Staffordshire Magistrates Court has fined a well-known digger giant for breaching Section 3(1) of the Health and Safety at Work etc Act 1974 and Regulation 3(1) (b) of the Management of Health and Safety at Work Regulations 1999. The Court fined £25,000 and ordered the company to pay £1,390 in costs.
A Health and Safety Executive (HSE) investigation into how an employee was crushed by a telescopic handler, revealed that the worker was installing a light and mirror arm to the machinery and whilst doing so had to bend down out of visibility. A colleague, who at the same time was testing the steering of the telescopic handler, did not see the worker and consequently he was crushed between the wheel and body of the vehicle.

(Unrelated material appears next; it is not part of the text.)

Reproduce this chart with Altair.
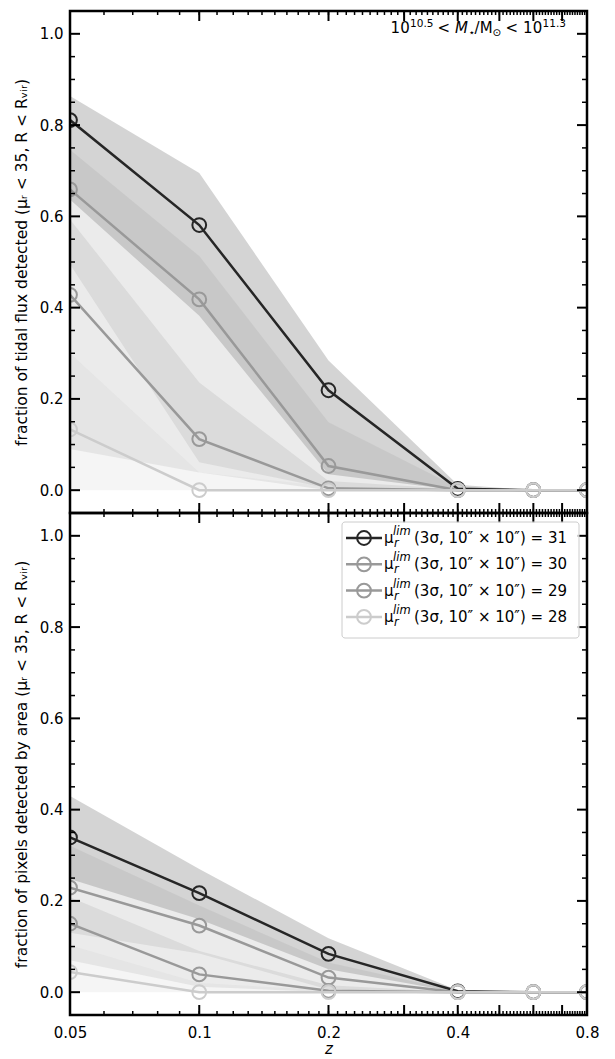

The employee sustained multiple crush injuries including ten broken ribs, damaged spine, kidney and bladder. He has not been able to return to work since the incident in June 2013.
The HSE told the court that there had been a change in the assembly sequence. This change resulted in the employees performing his tasks when the hydraulics were operational.
After the hearing, HSE Inspector David Brassington said:
“[The Company] had allowed the introduction of a serious hazard and failed to assess the risk from this change. The controls that were in place were inadequate and [the worker] suffered serious harm as a result.”
“The risks associated with the manufacturing processes involving large pieces of powered equipment should be assessed to ensure that there are effective controls and safe work procedures to protect those involved in this work.”